American liberals are loving this. After years of being labeled “cafeteria Catholics” for picking and choosing what elements of church doctrine they chose to embrace, they are reveling in the Schadenfreude of turned tables. They are hoping for a counter-push in which the new pope demands conservative Catholics embrace the more liberal elements of Church teaching or be turned away at the Communion line. (Digression: has The Onion done the story on the Midwest archbishop who warns Francis not to come to communion in his diocese for risk of being spurned?)
Not me. Here are five reasons why the Congressman’s decision brings me nothing but sadness:
- He ignores the pope’s records on the issues he cites. If there has been a more vocal defender of persecuted Christians (and other religious minorities), or care for refugees, I can’t think of who it would be. He has been consistent in defending the Catholic defense of life from conception to natural death, and I would be shocked if, during his discussion of the”throwaway culture” of the developed world he didn’t clearly reference the unborn and unwanted in multiple settings. To object on grounds that he hasn’t done enough on those issues requires a willful ignorance or a concerning lack of information.
- He ignores the continuity of Francis’ statements with Church teaching. If he read even just my blog, he would know that Francis’ encyclical actually plows very little new ground.
- He missed the real issue. I mean, I know climate change is the hot button, but Francis will say much more about inequality and the defense of the poor. Which, again, draws on doctrine central to Catholic teaching since at least 1891. If you’re going to boycott a pope, it seems like you ought to do it based on his primary disagreement with your policy, not a down-ballot issue. (More on this in the next post.)
- He made the most common choice that leads us astray. Look, for all the “Jesus, meek and mild” images, there is a disconcerting theme that runs through the Gospel about how Jesus and His message ultimately divides us from each other by forcing us to choose if we are with Him or with something else. Whether you are a liberal Christian or a conservative Christian or a (insert descriptor here) Christian, the sword of the Gospel will eventually cut through the word you put before “Christian” and make you choose. “Which is it?” And most of us, at least those of us who live in societies where Christianity is socially acceptable, will probably choose the adjective over the noun at the end of the day. This should be to our shame, but we usually wrap it around us as a prophet’s mantle of defending the true faith, because the alternative is to be exposed as selfish, idolatrous, wrong. It’s not an epic fail but a depressingly mundane one. Gloat only if you are blind to the ways it could happen to you. Feel the sadness Jesus feels when the rich young ruler fails to answer the bell.
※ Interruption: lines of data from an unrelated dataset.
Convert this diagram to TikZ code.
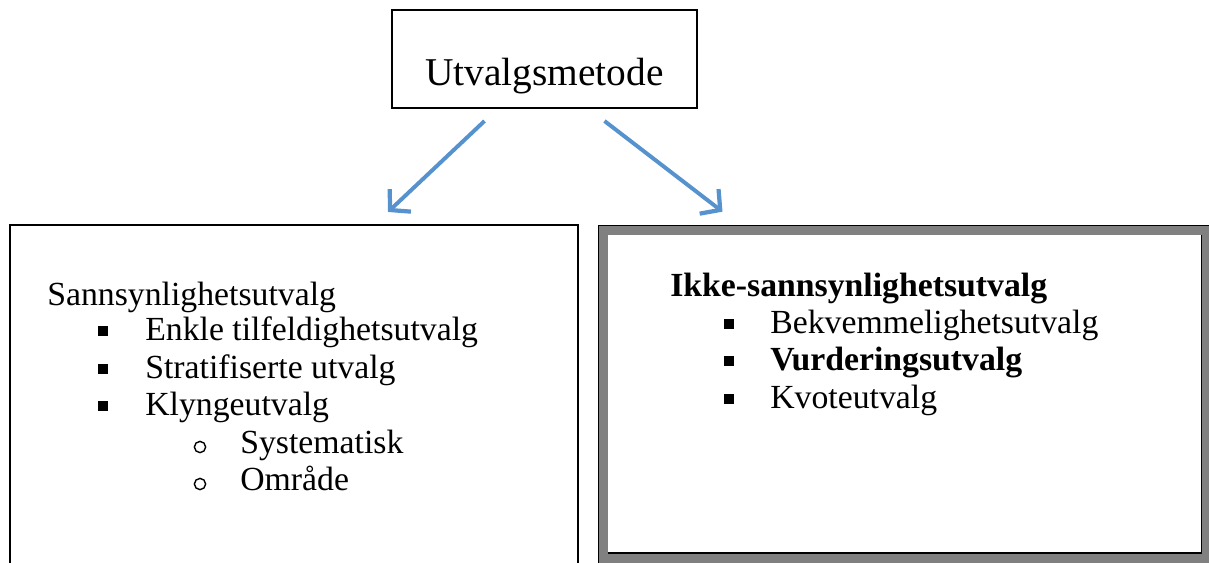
\documentclass[tikz,border=0pt]{standalone}
\usepackage{fontspec}
\setmainfont{Liberation Serif}
\usepackage{tikz}
\usetikzlibrary{positioning, arrows.meta, calc}

\definecolor{arrowblue}{RGB}{86,146,206}
\definecolor{framegray}{RGB}{128,128,128}

\begin{document}
\begin{tikzpicture}[x=0.025cm, y=-0.025cm,
    item/.style={anchor=base west, inner sep=0pt, font=\fontsize{24}{29}\selectfont},
    sqbullet/.style={fill=black, minimum size=6.5pt, inner sep=0pt},
    circbullet/.style={draw=black, line width=1pt, circle, minimum size=8pt, inner sep=0pt},
    flow/.style={arrowblue, line width=2.8pt, -{Straight Barb[length=10pt, width=22pt, line width=3pt]}}]
  \useasboundingbox (0,0) rectangle (1209,562);
  % Top box
  \node[draw, line width=1.4pt, minimum width=7.625cm, inner sep=0pt,
    text height=1.875cm, text depth=0.575cm, font=\fontsize{28}{34}\selectfont] (metode) at (544.5,59) {Utvalgsmetode};
  % Left box (runs past the bottom edge)
  \node[draw, line width=1.4pt, minimum width=14.2cm, minimum height=8.875cm, inner sep=0pt] (sann) at (294,402.5) {};
  % Right box with grey frame
  \node[fill=framegray, minimum width=15.425cm, minimum height=8.625cm, inner sep=0pt] (ikke) at (906.5,397.5) {};
  \fill[white] (608,235) rectangle (1201,553);
  \draw[line width=1.2pt] (598.5,570) -- (598.5,225.5) -- (1215,225.5);
  \draw[line width=1.2pt] (608,553) -- (1201.5,553) -- (1201.5,235);
  % Arrows
  \coordinate (lstart) at ($(metode.south)+(-60,12)$);
  \coordinate (lend) at ($(sann.north)+(94,-12)$);
  \coordinate (rstart) at ($(metode.south)+(60,12)$);
  \coordinate (rend) at ($(ikke.north)+(-184,-13)$);
  \draw[flow] (lstart) -- (lend);
  \draw[flow] (rstart) -- (rend);
  % Left list
  \node[item] (s0) at (47,305) {Sannsynlighetsutvalg};
  \node[item] (s1) at (145,340) {Enkle tilfeldighetsutvalg};
  \node[item] (s2) at (145,378) {Stratifiserte utvalg};
  \node[item] (s3) at (145,415) {Klyngeutvalg};
  \node[item] (s4) at (240,453) {Systematisk};
  \node[item] (s5) at (240,490) {Område};
  \node[sqbullet] (b1) at (103,331) {};
  \node[sqbullet] (b2) at (103,369) {};
  \node[sqbullet] (b3) at (103,406) {};
  \node[circbullet] (c4) at (200,447) {};
  \node[circbullet] (c5) at (200,484) {};
  % Right list
  \node[item, font=\fontsize{24}{29}\selectfont\bfseries] (i0) at (670,296) {Ikke-sannsynlighetsutvalg};
  \node[item] (i1) at (770,333) {Bekvemmelighetsutvalg};
  \node[item, font=\fontsize{24}{29}\selectfont\bfseries] (i2) at (770,370) {Vurderingsutvalg};
  \node[item] (i3) at (770,408) {Kvoteutvalg};
  \node[sqbullet] (d1) at (729,324) {};
  \node[sqbullet] (d2) at (729,361) {};
  \node[sqbullet] (d3) at (729,399) {};
\end{tikzpicture}
\end{document}
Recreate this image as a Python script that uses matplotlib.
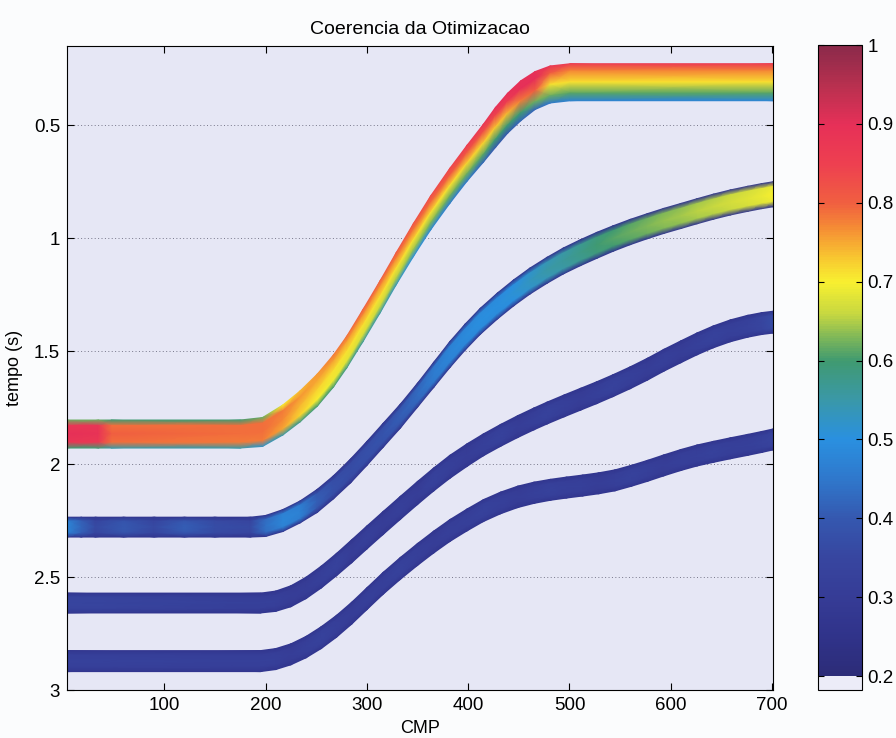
import numpy as np
import matplotlib
matplotlib.use('Agg')
import matplotlib.pyplot as plt
from matplotlib.colors import LinearSegmentedColormap, Normalize

plt.rcParams['font.family'] = ['Liberation Sans', 'DejaVu Sans']

# colour scale (value -> colour)
cmap_vals = [0.2, 0.25, 0.3, 0.35, 0.4, 0.45, 0.5, 0.55, 0.6, 0.63, 0.66,
             0.7, 0.73, 0.77, 0.8, 0.85, 0.9, 0.95, 1.0]
cmap_cols = ['#2c2c78', '#30338a', '#363c96', '#3746a0', '#3558b0', '#2f78cc',
             '#2a90e0', '#3a98a8', '#409a70', '#80b858', '#c8d840', '#f8f030',
             '#f8c830', '#f58a35', '#f06040', '#ee4050', '#e63058', '#b8304f',
             '#8a2a4a']
cbar_ticks = [0.2, 0.3, 0.4, 0.5, 0.6, 0.7, 0.8, 0.9, 1.0]

# horizon 1 (top, high coherence)
h1_cmp = [4, 35, 48, 175, 197, 217, 234, 251, 267, 280, 296, 313, 329, 346,
          363, 382, 399, 415, 427, 439, 452, 466, 481, 501, 701]
h1_t = [1.867, 1.867, 1.867, 1.867, 1.858, 1.805, 1.745, 1.673, 1.588, 1.505,
        1.388, 1.260, 1.135, 1.008, 0.888, 0.768, 0.668, 0.580, 0.510, 0.447,
        0.392, 0.347, 0.320, 0.310, 0.310]
h1_dt = [0.124, 0.124, 0.124, 0.124, 0.128, 0.133, 0.137, 0.142, 0.142, 0.140,
         0.142, 0.142, 0.142, 0.146, 0.150, 0.155, 0.159, 0.168, 0.177, 0.177,
         0.177, 0.168, 0.164, 0.164, 0.164]
# coherence across the band: top edge, upper, middle, lower, bottom edge
h1_coh = [
    [0.62, 0.62, 0.60, 0.60, 0.62, 0.70, 0.74, 0.76, 0.78, 0.79, 0.80, 0.80, 0.81,
     0.82, 0.83, 0.84, 0.86, 0.88, 0.90, 0.90, 0.90, 0.90, 0.88, 0.86, 0.86],
    [0.88, 0.88, 0.79, 0.79, 0.79, 0.78, 0.76, 0.75, 0.75, 0.75, 0.76, 0.76, 0.77,
     0.78, 0.79, 0.80, 0.81, 0.82, 0.84, 0.86, 0.90, 0.90, 0.80, 0.77, 0.77],
    [0.90, 0.89, 0.80, 0.79, 0.79, 0.77, 0.74, 0.72, 0.71, 0.71, 0.71, 0.71, 0.71,
     0.71, 0.71, 0.71, 0.72, 0.72, 0.73, 0.74, 0.78, 0.80, 0.71, 0.71, 0.71],
    [0.88, 0.87, 0.79, 0.78, 0.78, 0.75, 0.72, 0.70, 0.69, 0.68, 0.67, 0.66, 0.65,
     0.64, 0.63, 0.62, 0.62, 0.61, 0.60, 0.60, 0.60, 0.62, 0.62, 0.61, 0.61],
    [0.60, 0.60, 0.55, 0.55, 0.52, 0.55, 0.58, 0.60, 0.60, 0.58, 0.56, 0.55, 0.53,
     0.50, 0.48, 0.46, 0.45, 0.42, 0.40, 0.40, 0.42, 0.42, 0.45, 0.47, 0.48],
]

# horizon 2
h2_cmp = [4, 18, 32, 60, 90, 120, 150, 185, 200, 217, 234, 251, 267, 284, 300,
          316, 333, 350, 366, 382, 397, 412, 429, 445, 461, 478, 494, 511, 527,
          543, 560, 577, 593, 610, 626, 642, 659, 676, 690, 701]
h2_t = [2.279, 2.279, 2.279, 2.279, 2.279, 2.279, 2.279, 2.279, 2.274, 2.250,
        2.212, 2.163, 2.103, 2.030, 1.953, 1.873, 1.788, 1.695, 1.605, 1.515,
        1.438, 1.368, 1.300, 1.242, 1.190, 1.142, 1.101, 1.064, 1.032, 1.002,
        0.973, 0.947, 0.924, 0.902, 0.881, 0.861, 0.842, 0.826, 0.814, 0.806]
h2_dt = [0.088, 0.088, 0.088, 0.088, 0.088, 0.088, 0.088, 0.088, 0.093, 0.097,
         0.097, 0.102, 0.102, 0.106, 0.106, 0.106, 0.106, 0.106, 0.111, 0.115,
         0.115, 0.115, 0.115, 0.115, 0.115, 0.115, 0.115, 0.115, 0.115, 0.113,
         0.112, 0.111, 0.111, 0.111, 0.111, 0.111, 0.111, 0.111, 0.111, 0.111]
h2_mid = [0.48, 0.42, 0.36, 0.40, 0.36, 0.41, 0.37, 0.36, 0.44, 0.48, 0.47,
          0.41, 0.38, 0.37, 0.38, 0.39, 0.41, 0.43, 0.46, 0.48, 0.49, 0.50,
          0.50, 0.51, 0.53, 0.55, 0.56, 0.58, 0.60, 0.61, 0.62, 0.63, 0.64,
          0.645, 0.655, 0.66, 0.67, 0.68, 0.69, 0.70]

# horizon 3
h3_cmp = [4, 195, 210, 225, 240, 255, 270, 285, 300, 316, 333, 350, 366, 382,
          399, 415, 432, 449, 465, 478, 495, 511, 527, 543, 560, 577, 593, 610,
          626, 642, 659, 676, 690, 701]
h3_t = [2.615, 2.615, 2.607, 2.585, 2.548, 2.500, 2.445, 2.386, 2.325, 2.261,
        2.194, 2.128, 2.068, 2.012, 1.960, 1.915, 1.873, 1.834, 1.800, 1.774,
        1.742, 1.713, 1.684, 1.653, 1.618, 1.580, 1.541, 1.503, 1.468, 1.437,
        1.410, 1.390, 1.378, 1.372]
h3_dt = [0.088, 0.088, 0.090, 0.093, 0.095, 0.097, 0.099, 0.102, 0.102, 0.102,
         0.102, 0.102, 0.102, 0.102, 0.100, 0.097, 0.097, 0.097, 0.097, 0.097,
         0.097, 0.097, 0.097, 0.097, 0.097, 0.097, 0.097, 0.097, 0.097, 0.097,
         0.097, 0.097, 0.097, 0.097]
h3_mid = [0.35, 0.32, 0.32, 0.31, 0.31, 0.32, 0.33, 0.31, 0.32, 0.31, 0.32,
          0.31, 0.33, 0.32, 0.31, 0.32, 0.33, 0.31, 0.32, 0.33, 0.32, 0.31,
          0.32, 0.33, 0.32, 0.31, 0.32, 0.31, 0.32, 0.33, 0.32, 0.33, 0.35,
          0.37]

# horizon 4 (deepest)
h4_cmp = [4, 195, 210, 225, 240, 255, 270, 285, 300, 316, 333, 350, 366, 382,
          399, 415, 432, 449, 465, 481, 497, 513, 529, 545, 561, 577, 593, 610,
          626, 642, 659, 676, 690, 701]
h4_t = [2.872, 2.872, 2.863, 2.842, 2.810, 2.768, 2.718, 2.660, 2.596, 2.528,
        2.462, 2.400, 2.345, 2.294, 2.247, 2.206, 2.172, 2.145, 2.127, 2.114,
        2.104, 2.095, 2.085, 2.072, 2.052, 2.030, 2.006, 1.982, 1.962, 1.946,
        1.930, 1.915, 1.902, 1.891]
h4_dt = [0.093, 0.093, 0.093, 0.093, 0.095, 0.097, 0.097, 0.097, 0.097, 0.097,
         0.097, 0.097, 0.097, 0.097, 0.097, 0.097, 0.096, 0.095, 0.094, 0.093,
         0.093, 0.093, 0.093, 0.093, 0.093, 0.093, 0.093, 0.093, 0.093, 0.093,
         0.093, 0.093, 0.093, 0.093]
h4_mid = [0.33, 0.32, 0.32, 0.31, 0.32, 0.33, 0.32, 0.31, 0.32, 0.32, 0.33,
          0.32, 0.31, 0.32, 0.32, 0.33, 0.32, 0.31, 0.32, 0.33, 0.32, 0.32,
          0.31, 0.32, 0.33, 0.32, 0.31, 0.32, 0.32, 0.33, 0.32, 0.32, 0.33,
          0.34]

rim = 0.27          # darker border of the weak horizons
background = '#e6e7f5'

cmap = LinearSegmentedColormap.from_list(
    'coer', [((v - 0.2) / 0.8, c) for v, c in zip(cmap_vals, cmap_cols)], N=256)
cmap.set_under('#ececf8')
norm = Normalize(vmin=0.2, vmax=1.0)

layers = np.array([-0.5, -0.3, 0.0, 0.3, 0.5])


def draw_band(ax, cmp, t, dt, coh):
    cmp = np.asarray(cmp, float)
    t = np.asarray(t, float)
    dt = np.asarray(dt, float)
    X = np.tile(cmp, (len(layers), 1))
    Y = t[None, :] + layers[:, None] * dt[None, :]
    return ax.pcolormesh(X, Y, np.asarray(coh, float), cmap=cmap, norm=norm,
                         shading='gouraud', zorder=2)


def weak_layers(mid):
    mid = list(mid)
    edge = [rim] * len(mid)
    inner = [m - 0.01 for m in mid]
    return [edge, inner, mid, inner, edge]


fig = plt.figure(figsize=(8.96, 7.38), dpi=100, facecolor='#fbfcfd')
ax = fig.add_axes([0.0748, 0.065, 0.788, 0.8726])
ax.set_facecolor(background)

draw_band(ax, h1_cmp, h1_t, h1_dt, h1_coh)
draw_band(ax, h2_cmp, h2_t, h2_dt, weak_layers(h2_mid))
draw_band(ax, h3_cmp, h3_t, h3_dt, weak_layers(h3_mid))
draw_band(ax, h4_cmp, h4_t, h4_dt, weak_layers(h4_mid))

ax.set_xlim(4, 701)
ax.set_ylim(3, 0.15)
ax.set_xticks([100, 200, 300, 400, 500, 600, 700])
ax.set_yticks([0.5, 1, 1.5, 2, 2.5, 3])
ax.set_yticklabels(['0.5', '1', '1.5', '2', '2.5', '3'])
ax.tick_params(direction='in', top=True, right=True, length=5, width=0.8,
               labelsize=13.5, pad=5)
ax.set_axisbelow(True)
ax.yaxis.grid(True, color='#77778a', lw=0.7, ls=(0, (1, 2.5)))
for s in ax.spines.values():
    s.set_linewidth(0.8)

ax.set_title('Coerencia da Otimizacao', fontsize=14, pad=9)
ax.set_xlabel('CMP', fontsize=13, labelpad=4)
ax.set_ylabel('tempo (s)', fontsize=13, labelpad=8)

cax = fig.add_axes([0.913, 0.065, 0.049, 0.874])
sm = matplotlib.cm.ScalarMappable(norm=norm, cmap=cmap)
cb = fig.colorbar(sm, cax=cax, extend='min', extendrect=True, extendfrac=0.022)
cb.set_ticks(cbar_ticks)
cb.set_ticklabels(['0.2', '0.3', '0.4', '0.5', '0.6', '0.7', '0.8', '0.9', '1'])
cax.tick_params(direction='in', left=True, right=True, length=4, width=0.8,
                labelsize=13.5, pad=4)
cb.outline.set_linewidth(0.8)

fig.savefig('out.png', dpi=100, facecolor=fig.get_facecolor())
- Boycotting shows how dysfunctional our political culture is. We knew this, of course. But when a member of Congress proudly proclaims that the way he treats people he disagrees with is to boycott them, to intentionally and publicly refuse to engage them in an encounter (to use a common Francis term), it acknowledges painfully and publicly how horribly off-course our non-discourse is. Disagree all you want (more on that in the next post), but really? Turn your back on people you disagree with, even if they lead the Church you attend? How effective can a legislative body, or a nation, be that embraces that as a tactic for dialogue?
Here’s what I hope Pope Francis does. I hope he gives the speech he planned to, and then, as quietly as a pope in DC in the social media world can do, I hope he seeks out this Congressman, embraces him, and tells him that, even if he is not ready to embrace the entirety of truth, he can join the rest of us imperfect sinners, Francis included, in a journey together.